**MATERIAL PROVIDED**:
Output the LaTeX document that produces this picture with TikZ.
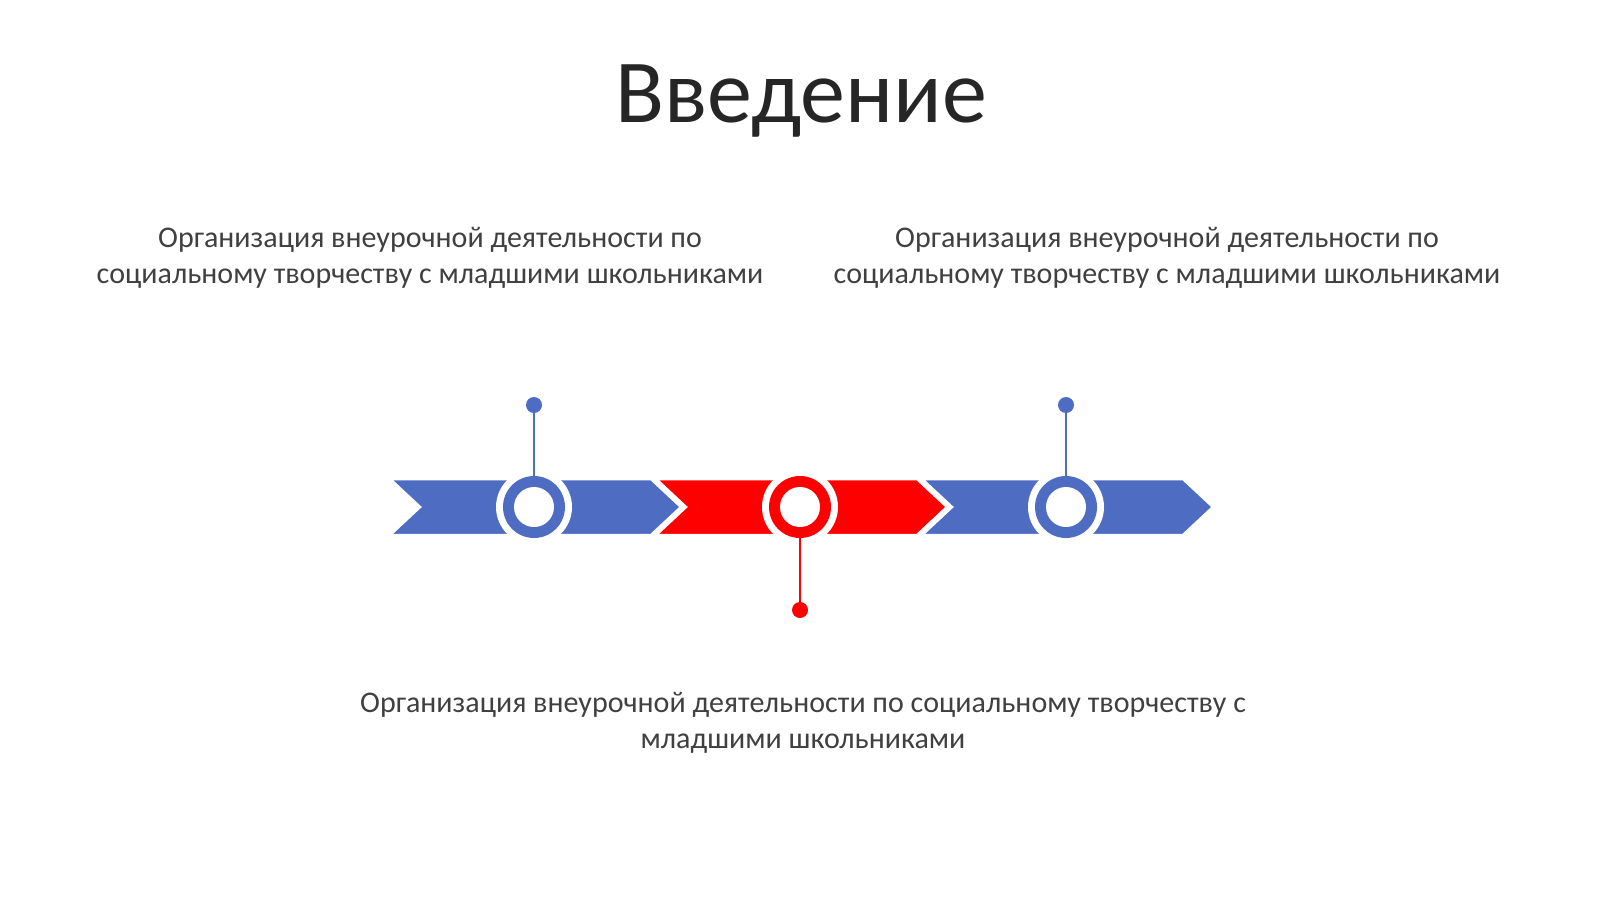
\documentclass[tikz,border=0pt]{standalone}
\usepackage{fontspec}
\setmainfont{Carlito}
\definecolor{tlblue}{RGB}{78,108,194}
\definecolor{tlred}{RGB}{255,0,0}
\definecolor{txtgray}{RGB}{64,64,64}
\definecolor{titlegray}{RGB}{38,38,38}
\tikzset{
  chev/.style={draw=white, line width=2.5pt, line join=miter},
  stem/.style={line width=2.6pt},
  dotnode/.style={circle, inner sep=0pt, minimum size=16pt},
  bodytext/.style={text=txtgray, align=center, font=\fontsize{30}{36.5}\selectfont, inner sep=0pt},
}
\begin{document}
\begin{tikzpicture}[x=1pt,y=-1pt]
\useasboundingbox (0,0) rectangle (1600,899);
\fill[white] (0,0) rectangle (1600,899);

% title
\node[anchor=base, text=titlegray, font=\fontsize{90}{100}\selectfont, inner sep=0pt] (title) at (801,122) {Введение};

% chevrons
\foreach \L/\C [count=\i] in {390/tlblue,656/tlred,922/tlblue}{
  \filldraw[chev, fill=\C] (\L,479) -- ({\L+261},479) -- ({\L+291},507) -- ({\L+261},535) -- (\L,535) -- ({\L+30},507) -- cycle;
}
% circles
\foreach \X/\C/\n in {534/tlblue/c1,800/tlred/c2,1066/tlblue/c3}{
  \fill[white] (\X,507) circle[radius=38];
  \node[circle, fill=\C, minimum size=62pt, inner sep=0pt] (\n) at (\X,507) {};
  \fill[white] (\X,507) circle[radius=20];
}

% dots and stems
\node[dotnode, fill=tlblue] (d1) at (534,405) {};
\node[dotnode, fill=tlred] (d2) at (800,610) {};
\node[dotnode, fill=tlblue] (d3) at (1066,405) {};
\draw[stem, tlblue] (d1.center) -- (c1.north);
\draw[stem, tlred] (c2.south) -- (d2.center);
\draw[stem, tlblue] (d3.center) -- (c3.north);

% texts
\node[bodytext] (t1) at (430,258) {Организация внеурочной деятельности по\\социальному творчеству с младшими школьниками};
\node[bodytext] (t3) at (1167,258) {Организация внеурочной деятельности по\\социальному творчеству с младшими школьниками};
\node[bodytext] (t2) at (803,723) {Организация внеурочной деятельности по социальному творчеству с\\младшими школьниками};
\end{tikzpicture}
\end{document}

**TASK DESCRIPTION**: Write the full listing out again with every line unchanged, but include no pictures.

**EXPECTED OUTPUT**:
Output the LaTeX document that produces this picture with TikZ.
\documentclass[tikz,border=0pt]{standalone}
\usepackage{fontspec}
\setmainfont{Carlito}
\definecolor{tlblue}{RGB}{78,108,194}
\definecolor{tlred}{RGB}{255,0,0}
\definecolor{txtgray}{RGB}{64,64,64}
\definecolor{titlegray}{RGB}{38,38,38}
\tikzset{
  chev/.style={draw=white, line width=2.5pt, line join=miter},
  stem/.style={line width=2.6pt},
  dotnode/.style={circle, inner sep=0pt, minimum size=16pt},
  bodytext/.style={text=txtgray, align=center, font=\fontsize{30}{36.5}\selectfont, inner sep=0pt},
}
\begin{document}
\begin{tikzpicture}[x=1pt,y=-1pt]
\useasboundingbox (0,0) rectangle (1600,899);
\fill[white] (0,0) rectangle (1600,899);

% title
\node[anchor=base, text=titlegray, font=\fontsize{90}{100}\selectfont, inner sep=0pt] (title) at (801,122) {Введение};

% chevrons
\foreach \L/\C [count=\i] in {390/tlblue,656/tlred,922/tlblue}{
  \filldraw[chev, fill=\C] (\L,479) -- ({\L+261},479) -- ({\L+291},507) -- ({\L+261},535) -- (\L,535) -- ({\L+30},507) -- cycle;
}
% circles
\foreach \X/\C/\n in {534/tlblue/c1,800/tlred/c2,1066/tlblue/c3}{
  \fill[white] (\X,507) circle[radius=38];
  \node[circle, fill=\C, minimum size=62pt, inner sep=0pt] (\n) at (\X,507) {};
  \fill[white] (\X,507) circle[radius=20];
}

% dots and stems
\node[dotnode, fill=tlblue] (d1) at (534,405) {};
\node[dotnode, fill=tlred] (d2) at (800,610) {};
\node[dotnode, fill=tlblue] (d3) at (1066,405) {};
\draw[stem, tlblue] (d1.center) -- (c1.north);
\draw[stem, tlred] (c2.south) -- (d2.center);
\draw[stem, tlblue] (d3.center) -- (c3.north);

% texts
\node[bodytext] (t1) at (430,258) {Организация внеурочной деятельности по\\социальному творчеству с младшими школьниками};
\node[bodytext] (t3) at (1167,258) {Организация внеурочной деятельности по\\социальному творчеству с младшими школьниками};
\node[bodytext] (t2) at (803,723) {Организация внеурочной деятельности по социальному творчеству с\\младшими школьниками};
\end{tikzpicture}
\end{document}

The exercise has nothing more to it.